Przygotowywaliśmy się prawie rok.
Trzeba było zorganizować kamień, nie byle jaki, granitowy miał być.
Treść Tablicy Smoleńskiej nie była przedmiotem dyskusji. Wszyscy byliśmy zgodni, że ma to być kopia Tablicy Stowarzyszenia Rodzin Katyń 2010, której oryginał w przeddzień pierwszej rocznicy katastrofy, pod osłoną nocy, usunęli Rosjanie z miejsca tragedii.
Dziś znajduje się ona na Jasnej Górze.
Trochę to trwało, by ksiądz proboszcz parafii Najświętszego Serca Pana Jezusa dokonał uzgodnienia niezbędnych formalności, a my tymczasem organizowaliśmy kamień, granitową płytę i pracowaliśmy na scenariuszem uroczystości. I stopniowo gromadziliśmy fundusze.
Cały czas w nadziei, że uda się nam przeskoczyć nawet te najmniej oczekiwane trudności.
Powiem krótko: upór i odwaga opłaciły się.
Dziś, 6. kwietnia 2014 roku, kilka dni przed czwartą rocznicą smoleńskiej tragedii, dokonaliśmy odsłonięcia Tablicy Smoleńskiej.
Mszę świętą uświetniła parafialna Schola, a samą mszę celebrowało trzech księży. Kościół pełen wiernych dla mnie niespodzianką raczej nie był.
Po mszy zgromadziliśmy się na placu, gdzie dokonały się najwazniejsze wydarzenia tej uroczystości, co uwiecznione jest na zdjęciach.

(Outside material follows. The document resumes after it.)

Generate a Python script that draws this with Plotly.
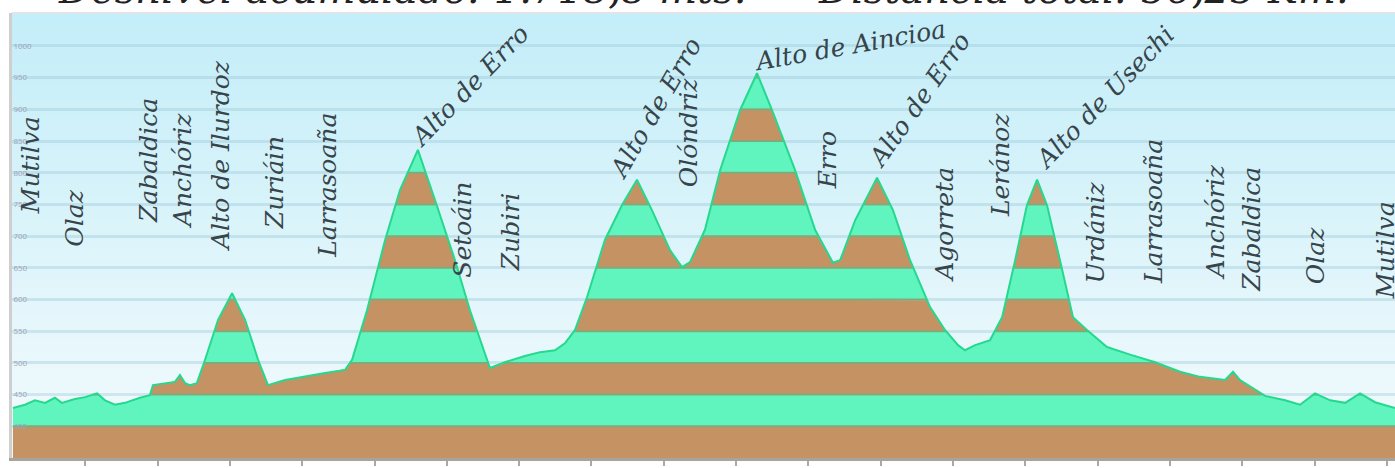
import numpy as np
import plotly.graph_objects as go

# ---- data: elevation profile (distance km, altitude m) ----
dist_km = [0.0, 0.50, 0.91, 1.33, 1.74, 2.03, 2.57, 2.99, 3.49, 3.82, 4.23, 4.65, 5.27, 5.68,
           5.81, 6.31, 6.72, 6.93, 7.14, 7.34, 7.63, 7.97, 8.51, 9.09, 9.63, 10.17, 10.58,
           11.29, 12.12, 12.95, 13.78, 14.07, 14.69, 15.44, 16.06, 16.80, 17.51, 18.34, 18.96,
           19.79, 20.41, 21.24, 21.87, 22.49, 22.90, 23.32, 23.82, 24.56, 25.27, 25.89, 26.51,
           27.26, 27.76, 28.09, 28.71, 29.34, 30.17, 30.87, 31.49, 32.45, 33.28, 34.02, 34.32,
           34.94, 35.85, 36.51, 37.22, 38.05, 38.67, 39.21, 39.50, 39.92, 40.54, 41.04, 41.58,
           42.07, 42.49, 42.90, 43.44, 43.98, 44.56, 45.39, 46.35, 47.39, 48.42, 49.25, 50.29,
           50.62, 50.91, 51.54, 51.95, 52.78, 53.40, 54.02, 54.65, 55.27, 55.89, 56.51, 57.34]
alt_m = [429, 434, 441, 437, 445, 437, 443, 446, 452, 441, 434, 437, 445, 449,
         465, 468, 470, 481, 468, 465, 468, 505, 568, 610, 568, 505, 465,
         473, 479, 484, 489, 505, 583, 694, 773, 836, 757, 662, 583,
         492, 501, 511, 517, 520, 531, 552, 604, 694, 749, 789, 741,
         678, 651, 659, 710, 804, 899, 957, 899, 804, 710, 658, 662,
         725, 792, 741, 662, 588, 552, 528, 520, 528, 536, 572, 662,
         749, 789, 749, 662, 572, 552, 525, 513, 501, 486, 478, 473,
         486, 473, 457, 448, 441, 434, 452, 441, 437, 452, 438, 429]

# place names along the route (vertical labels)
towns = ["Mutilva", "Olaz", "Zabaldica", "Anchóriz", "Alto de Ilurdoz", "Zuriáin", "Larrasoaña",
         "Setoáin", "Zubiri", "Olóndriz", "Erro", "Agorreta", "Leránoz", "Urdániz",
         "Larrasoaña", "Anchóriz", "Zabaldica", "Olaz", "Mutilva"]
town_km = [0.71, 2.57, 5.60, 7.01, 8.63, 10.83, 13.07, 18.67, 20.62, 28.01, 33.78, 38.67,
           40.95, 44.90, 47.30, 49.88, 51.41, 54.02, 56.93]
town_alt = [812, 729, 820, 804, 828, 785, 781, 710, 706, 864, 820, 718, 812, 706, 738,
            722, 710, 670, 678]

# mountain passes (slanted labels)
passes = ["Alto de Erro", "Alto de Erro", "Alto de Aincioa", "Alto de Erro", "Alto de Usechi"]
pass_km = [18.96, 26.64, 34.73, 37.63, 45.31]
pass_alt = [938, 902, 1001, 915, 918]
pass_angle = [-46, -60, -10, -55, -46]

title_left = "Desnivel acumulado: 1.718,8 mts."
title_right = "Distancia total: 56,25 Km."

y_ticks = list(range(400, 1001, 50))
x_ticks = list(range(0, 58, 3))

# ---- styling ----
GREEN = "#60f5bf"
BROWN = "#c59363"
EDGE = "#24d98e"
BAND_LINE = "#82a97a"
Y_MIN, Y_MAX = 350, 1052
X_MIN, X_MAX = -0.04, 57.34
BAND = 50
W, H = 1395, 468
ML, MT, MB, MR = 12, 13, 10, 0

fig = go.Figure()

# rendering grid for the coloured altitude bands
xs = np.linspace(dist_km[0], dist_km[-1], 6000)
ys = np.interp(xs, dist_km, alt_m)


def runs(mask):
    """contiguous index runs where mask is True"""
    out, start = [], None
    for i, m in enumerate(mask):
        if m and start is None:
            start = i
        elif not m and start is not None:
            out.append((start, i))
            start = None
    if start is not None:
        out.append((start, len(mask)))
    return out


levels = list(range(Y_MIN, int(max(alt_m)) + BAND, BAND))
for i, lo in enumerate(levels[:-1]):
    hi = lo + BAND
    px, py = [], []
    for a, b in runs(ys > lo):
        sx = xs[a:b]
        sy = np.clip(ys[a:b], lo, hi)
        px += list(sx) + list(sx[::-1]) + [None]
        py += list(sy) + [lo] * len(sx) + [None]
    fig.add_trace(go.Scatter(
        x=px, y=py, fill="toself", fillcolor=BROWN if i % 2 == 0 else GREEN,
        line=dict(width=0), mode="lines", hoverinfo="skip", showlegend=False))

# band separation lines
for lv in levels[1:-1]:
    lx, ly = [], []
    for a, b in runs(ys > lv):
        lx += [xs[a], xs[b - 1], None]
        ly += [lv, lv, None]
    fig.add_trace(go.Scatter(x=lx, y=ly, mode="lines", line=dict(color=BAND_LINE, width=2),
                             hoverinfo="skip", showlegend=False))

# profile outline
fig.add_trace(go.Scatter(x=dist_km, y=alt_m, mode="lines", line=dict(color=EDGE, width=2),
                         showlegend=False))

# background gradient
shapes = []
n = 60
top = np.array([196, 238, 249])
bot = np.array([244, 251, 253])
for k in range(n):
    t = k / (n - 1)
    c = top + (bot - top) * t
    shapes.append(dict(type="rect", xref="paper", yref="paper", x0=0, x1=1,
                       y0=1 - (k + 1) / n, y1=1 - k / n + 0.002, layer="below",
                       line=dict(width=0), fillcolor=f"rgb({int(c[0])},{int(c[1])},{int(c[2])})"))
shapes.append(dict(type="line", xref="paper", yref="paper", x0=0, x1=1, y0=1, y1=1,
                   line=dict(color="#e2e4e6", width=2)))

annotations = []
lab_font = dict(family="DejaVu Serif", size=25, color="#37444a")
for name, xk, ya in zip(towns, town_km, town_alt):
    annotations.append(dict(x=xk, y=ya, xref="x", yref="y", text=f"<i>{name}</i>",
                            textangle=-90, showarrow=False, font=lab_font))
for name, xk, ya, ang in zip(passes, pass_km, pass_alt, pass_angle):
    annotations.append(dict(x=xk, y=ya, xref="x", yref="y", text=f"<i>{name}</i>",
                            textangle=ang, showarrow=False, font=lab_font))

plot_w = W - ML - MR
title_font = dict(family="DejaVu Serif", size=40, color="#222222")
for txt, px_ in ((title_left, 402), (title_right, 1083)):
    annotations.append(dict(x=(px_ - ML) / plot_w, xref="paper", y=1, yref="paper",
                            xanchor="center", yanchor="middle", yshift=24,
                            text=f"<i>{txt}</i>", showarrow=False, font=title_font))

fig.update_layout(
    width=W, height=H,
    margin=dict(l=ML, r=MR, t=MT, b=MB, autoexpand=False),
    paper_bgcolor="white", plot_bgcolor="rgba(0,0,0,0)",
    shapes=shapes, annotations=annotations,
    xaxis=dict(range=[X_MIN, X_MAX], tickvals=x_ticks, ticks="outside", ticklen=5,
               tickcolor="#b0a8a0", tickwidth=2, showgrid=False, zeroline=False,
               showline=True, linecolor="#aaa39c", linewidth=3, automargin=False,
               tickfont=dict(size=8, color="#b8b8c0")),
    yaxis=dict(range=[Y_MIN, Y_MAX], tickvals=y_ticks, ticklabelposition="inside",
               tickfont=dict(size=8, color="#9fa2b8"), showgrid=True, automargin=False,
               gridcolor="rgba(150,195,210,0.35)", gridwidth=3, zeroline=False,
               showline=True, linecolor="#cfcfcf", linewidth=3),
)

fig.write_html("out.html", config={"displayModeBar": False},
               post_script="document.body.style.margin='0px';document.body.style.overflow='hidden';")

Samego odslonięcia dokonała Pani Zuzanna Kurtyka.
Po odsłonięciu Tablicy powiedziała:
" Myślę, że każde pokolenie ma prawo zostawić po sobie jakiś ślad. Ma prawo odwoływać się do tych, których uważa za bohaterów. Nasze pokolenie też ma takie prawo. Sądzę, że ludzie, którzy zginęli w Smoleńsku swoją postawą i swoją pracą dla Polski, ale jednocześnie swoją tragiczną śmiercią, mogą za taki wzór uchodzić"
Pan Jarosław Kaczyński napisał do nas list, który został odczytany przez obecnego na mszy i całej uroczystości Pana Senatora Bolesława Piechę.
Przybyły do nas z kwiatami, zniczami, banerami i flagami delegacje Klubów Gazety Polskiej z kilku sąsiednich miast.
Zdjęcia przedstawiają najważniejsze momenty uroczystości odsłonięcia Tablicy Smoleńskiej.
Dodam tylko, że po oficjalnej części, wspólnie spędziliśmy jeszcze kilka godzin w stołówce sąsiedniego gimnazjum, przy kawie i domowych wypiekach.
Przyznam, że członkowie naszego klubu nie liczyli na aż tak wielu gości. Ciast napiekłyśmy jednak sporo,
tak na wszelki wypadek, więc starczyło dla wszystkich.
I może teraz, zamiast pod pomnikiem na sowieckim cmentarzu, opatrzonym kłamliwą tablicą, powszechne stanie składanie kwiatów pod Tablicą Smoleńską?
Albo będziemy musieli jej strzec, jak wizerunków bohaterów w Parku Jordana w Krakowie.